Kyle Fetter, executive vice president and general manager of diagnostic services at Xifin, suggested that there was an upside for labs, though, in that the ruling could make for a smoother billing process.

"I think even on the hospital outreach laboratory side it is a net benefit to confirm upfront what the patient's out-of-pocket is going to be," he said. "Because one of the biggest issues in laboratory billing, whether you're a hospital outreach lab or an independent lab, is bad debt. This basically gives you the opportunity from a provider perspective to move that process upfront and potentially collect a payment upfront. And that probably outweighs any potential concern over loss of business."

He added that, unlike many healthcare providers, labs often aren't able to collect copayments or payments against deductibles upfront given that they typically don't see the patient in person.

"I think it is a process that many labs will welcome," he said.

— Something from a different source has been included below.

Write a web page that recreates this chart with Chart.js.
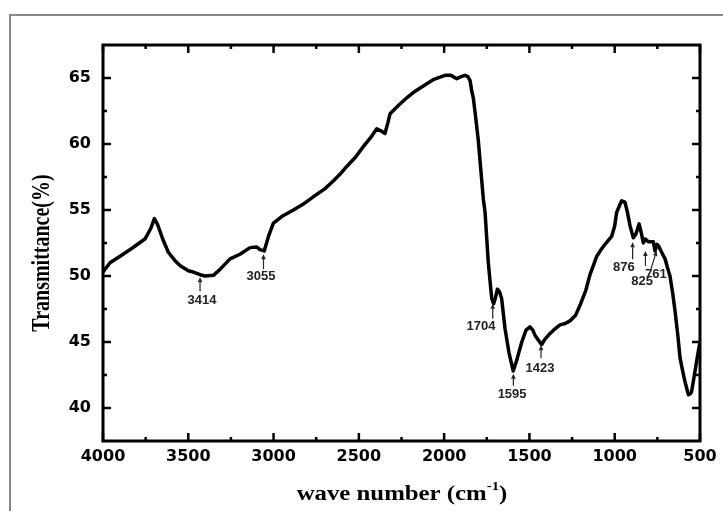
<!DOCTYPE html>
<html>
<head>
<meta charset="utf-8">
<title>FTIR spectrum</title>
<script src="https://cdn.jsdelivr.net/npm/chart.js@4.4.1/dist/chart.umd.min.js"></script>
<style>
  html, body { margin: 0; padding: 0; background: #fff; }
  #wrap { width: 723px; height: 511px; }
</style>
</head>
<body>
<div id="wrap"><canvas id="ftir" width="723" height="511"></canvas></div>
<script>
// spectrum (cm-1 / %)
const wavenumber = [
  4000, 3959, 3900, 3830, 3754, 3720, 3699, 3680, 3650, 3617, 3580, 3549, 3500, 3470, 3431, 3400,
  3353, 3314, 3255, 3197, 3138, 3100, 3080, 3055, 3030, 3001, 2952, 2884, 2820, 2767, 2700, 2650,
  2611, 2571, 2520, 2474, 2430, 2395, 2370, 2347, 2330, 2317, 2270, 2219, 2170, 2122, 2060, 1995,
  1960, 1926, 1900, 1878, 1860, 1848, 1838, 1829, 1815, 1800, 1780, 1770, 1760, 1741, 1730, 1721,
  1710, 1700, 1688, 1675, 1663, 1643, 1620, 1595, 1575, 1545, 1520, 1497, 1480, 1467, 1428, 1410,
  1379, 1350, 1321, 1290, 1262, 1230, 1203, 1170, 1145, 1105, 1080, 1057, 1018, 1000, 989, 970,
  959, 940, 925, 910, 891, 875, 857, 845, 832, 820, 803, 774, 764, 752, 744, 725,
  705, 690, 676, 660, 646, 630, 617, 600, 588, 568, 555, 549, 529, 510, 500
];
const transmittance = [
  50.3, 51.0, 51.5, 52.1, 52.8, 53.6, 54.35, 53.9, 52.8, 51.8, 51.2, 50.8, 50.4, 50.3, 50.1, 50.0,
  50.05, 50.5, 51.3, 51.65, 52.15, 52.2, 52.0, 51.9, 53.0, 54.0, 54.5, 55.0, 55.5, 56.0, 56.6, 57.2,
  57.7, 58.3, 59.0, 59.8, 60.5, 61.15, 61.0, 60.8, 61.6, 62.3, 62.9, 63.5, 64.0, 64.4, 64.9, 65.2,
  65.2, 64.95, 65.1, 65.2, 65.1, 64.8, 64.0, 63.5, 62.0, 60.3, 57.3, 55.8, 54.8, 51.0, 49.5, 48.3,
  47.9, 48.3, 49.0, 48.8, 48.3, 46.0, 44.2, 42.8, 43.6, 45.0, 45.9, 46.15, 45.9, 45.5, 44.8, 45.2,
  45.65, 46.0, 46.3, 46.4, 46.6, 47.0, 47.8, 48.9, 50.1, 51.5, 52.0, 52.4, 53.0, 53.8, 54.8, 55.4,
  55.7, 55.6, 54.8, 53.8, 52.9, 53.2, 53.95, 53.3, 52.5, 52.8, 52.6, 52.6, 51.9, 52.4, 52.3, 51.8,
  51.3, 50.6, 50.0, 48.7, 47.3, 45.5, 43.8, 42.7, 42.0, 41.0, 41.1, 41.25, 42.8, 44.3, 45.0
];

const xTicks = [4000, 3500, 3000, 2500, 2000, 1500, 1000, 500];
const xMinor = [3750, 3250, 2750, 2250, 1750, 1250, 750];
const yTicks = [40, 45, 50, 55, 60, 65];
const yMinor = [42.5, 47.5, 52.5, 57.5, 62.5];

// marked bands: label, position of the arrow tip on the curve
const peakLabels = ['3414', '3055', '1704', '1595', '1423', '876', '825', '761'];
const peakWn = [3431, 3059, 1715, 1594, 1432, 895, 820, 754];
const peakT = [49.9, 51.65, 47.9, 42.6, 44.75, 52.55, 51.9, 51.9];

// arrow/label layout in px: [tail dx, arrow length, label dx, label dy]
const peakLayout = [
  [0, 14, 2, 23], [0, 15, -2.5, 22], [0, 15, -11.7, 23], [0, 12, -1.3, 21],
  [0, 13, -1, 23], [0, 17, -8.7, 25], [0, 15, -3.3, 31], [-5.7, 18, -0.7, 24]
];

const frame = {
  id: 'frame',
  beforeDraw(chart) {
    const ctx = chart.ctx;
    ctx.save();
    ctx.strokeStyle = '#888';
    ctx.lineWidth = 2;
    ctx.beginPath();
    ctx.moveTo(10, 511);
    ctx.lineTo(10, 15);
    ctx.lineTo(723, 15);
    ctx.stroke();
    ctx.restore();
  },
  afterDatasetsDraw(chart) {
    const {ctx, chartArea: a, scales: {x, y}} = chart;
    ctx.save();
    ctx.strokeStyle = '#000';
    ctx.lineWidth = 3;
    ctx.strokeRect(a.left, a.top, a.right - a.left, a.bottom - a.top);

    // inward ticks on all four sides
    ctx.lineWidth = 2.5;
    ctx.beginPath();
    const xt = (v, len) => {
      const p = x.getPixelForValue(v);
      ctx.moveTo(p, a.bottom); ctx.lineTo(p, a.bottom - len);
      ctx.moveTo(p, a.top); ctx.lineTo(p, a.top + len);
    };
    const yt = (v, len) => {
      const p = y.getPixelForValue(v);
      ctx.moveTo(a.left, p); ctx.lineTo(a.left + len, p);
      ctx.moveTo(a.right, p); ctx.lineTo(a.right - len, p);
    };
    xTicks.forEach(v => xt(v, 8));
    xMinor.forEach(v => xt(v, 4));
    yTicks.forEach(v => yt(v, 8));
    yMinor.forEach(v => yt(v, 4));
    ctx.stroke();

    // band arrows
    ctx.strokeStyle = '#222';
    ctx.fillStyle = '#222';
    ctx.lineWidth = 1.2;
    ctx.font = 'bold 13px "Liberation Sans", Arial, sans-serif';
    ctx.textAlign = 'center';
    ctx.textBaseline = 'middle';
    peakLabels.forEach((txt, i) => {
      const px = x.getPixelForValue(peakWn[i]);
      const py = y.getPixelForValue(peakT[i]);
      const [tdx, len, ldx, ldy] = peakLayout[i];
      const tx = px + tdx, ty = py + len;
      const ang = Math.atan2(py - ty, px - tx);
      const hx = px - 5 * Math.cos(ang), hy = py - 5 * Math.sin(ang);
      ctx.beginPath();
      ctx.moveTo(tx, ty);
      ctx.lineTo(hx, hy);
      ctx.stroke();
      ctx.beginPath();
      ctx.moveTo(px, py);
      ctx.lineTo(hx + 2.3 * Math.sin(ang), hy - 2.3 * Math.cos(ang));
      ctx.lineTo(hx - 2.3 * Math.sin(ang), hy + 2.3 * Math.cos(ang));
      ctx.closePath();
      ctx.fill();
      ctx.fillText(txt, px + ldx, py + ldy);
    });
    ctx.restore();
  },
  afterDraw(chart) {
    const {ctx, chartArea: a} = chart;
    ctx.save();
    ctx.fillStyle = '#000';
    // y title, rotated
    ctx.translate(43, (a.top + a.bottom) / 2 + 10);
    ctx.rotate(-Math.PI / 2);
    ctx.scale(1, 1.25);
    ctx.font = 'bold 20px "Liberation Serif", "Times New Roman", serif';
    ctx.textAlign = 'center';
    ctx.textBaseline = 'middle';
    ctx.fillText('Transmittance(%)', 0, 0);
    ctx.restore();

    // x title with superscript
    ctx.save();
    ctx.fillStyle = '#000';
    const main = 'wave number (cm';
    const sup = '-1';
    ctx.font = 'bold 20px "Liberation Serif", "Times New Roman", serif';
    const w1 = ctx.measureText(main).width;
    const w3 = ctx.measureText(')').width;
    ctx.font = 'bold 12px "Liberation Serif", "Times New Roman", serif';
    const w2 = ctx.measureText(sup).width;
    const sx = 1.24;
    const total = (w1 + w2 + w3) * sx;
    ctx.translate(402 - total / 2, 500);
    ctx.scale(sx, 1);
    ctx.textBaseline = 'alphabetic';
    ctx.textAlign = 'left';
    ctx.font = 'bold 20px "Liberation Serif", "Times New Roman", serif';
    ctx.fillText(main, 0, 0);
    ctx.font = 'bold 12px "Liberation Serif", "Times New Roman", serif';
    ctx.fillText(sup, w1, -10);
    ctx.font = 'bold 20px "Liberation Serif", "Times New Roman", serif';
    ctx.fillText(')', w1 + w2, 0);
    ctx.restore();
  }
};

const tickFont = {family: '"DejaVu Sans", sans-serif', weight: 'bold', size: 16};

new Chart(document.getElementById('ftir'), {
  type: 'line',
  data: {
    datasets: [{
      data: wavenumber.map((w, i) => ({x: w, y: transmittance[i]})),
      borderColor: '#000',
      borderWidth: 3.5,
      pointRadius: 0,
      tension: 0,
      borderJoinStyle: 'round',
      borderCapStyle: 'round'
    }]
  },
  options: {
    responsive: false,
    animation: false,
    layout: {padding: {top: 45, right: 23, left: 0, bottom: 0}},
    plugins: {legend: {display: false}, tooltip: {enabled: false}},
    scales: {
      x: {
        type: 'linear',
        reverse: true,
        min: 500,
        max: 4000,
        grid: {display: false, drawTicks: false},
        border: {display: false},
        afterBuildTicks: s => { s.ticks = xTicks.map(v => ({value: v})); },
        afterFit: s => { s.height = 70; },
        ticks: {padding: 6, font: tickFont, color: '#000', maxRotation: 0, autoSkip: false,
                callback: v => String(v)}
      },
      y: {
        min: 37.5,
        max: 67.5,
        grid: {display: false, drawTicks: false},
        border: {display: false},
        afterBuildTicks: s => { s.ticks = yTicks.map(v => ({value: v})); },
        afterFit: s => { s.width = 103; },
        ticks: {padding: 12, font: tickFont, color: '#000', autoSkip: false,
                callback: v => String(v)}
      }
    }
  },
  plugins: [frame]
});
</script>
</body>
</html>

Mayo's Hermansen noted that past research has observed modest effects of price transparency on lab payments. A 2014 study in JAMA looked at medical claims made between 2010 and 2013 by 502,949 patients whose employers provided a price transparency platform. They found that of nearly 3 million lab claims, around 6 percent were associated with a search on the transparency platform and that lab claim payments associated with a search were roughly 14 percent lower than those not associated with a search, with an absolute payment difference between the two of $3.45.

Hermansen questioned how far the information required by the CMS rule would go toward helping patients assess their actual out-of-pocket costs, noting that this would require looking at their specific deductibles and copays as well as what spending levels they have hit for a given year.

"There almost needs to be an algorithmic flowchart of questions to ask," she said. "Who is this patient? What is their insurance? If they have met their deductible, what percentage is their co-insurance."

She said that this sort of system was plausible, given that many hospitals already have tools to query a patient's insurance and get that information.

"Those are pretty routine and rapid procedures," she said.

Fetter said that various tools exist for delivering this sort of information to patients.

"If hospitals have that tool, it's very easy to roll it out across their entire patient base," he said. "If they don't, they just need to get the capability to do it, or else you're going to be taking a lot of [patient] phone calls."

Like Fetter, Hermansen suggested that whatever pricing or competitive pressures the law might exert, moving toward price transparency would be an overall benefit for labs.

"You have the back end of dealing with a patient who says, 'I got a $20,000 bill for a strep culture. You must be kidding me,'" she said. "When you think about that and all the angst and bad press and everything that comes from a situation like that, would [the lab] have been better served by just going upfront and saying here is what you're going to be paying for this service."

"The challenge for us is to design our systems in such a way that we give patients the information that is relevant to them," she said.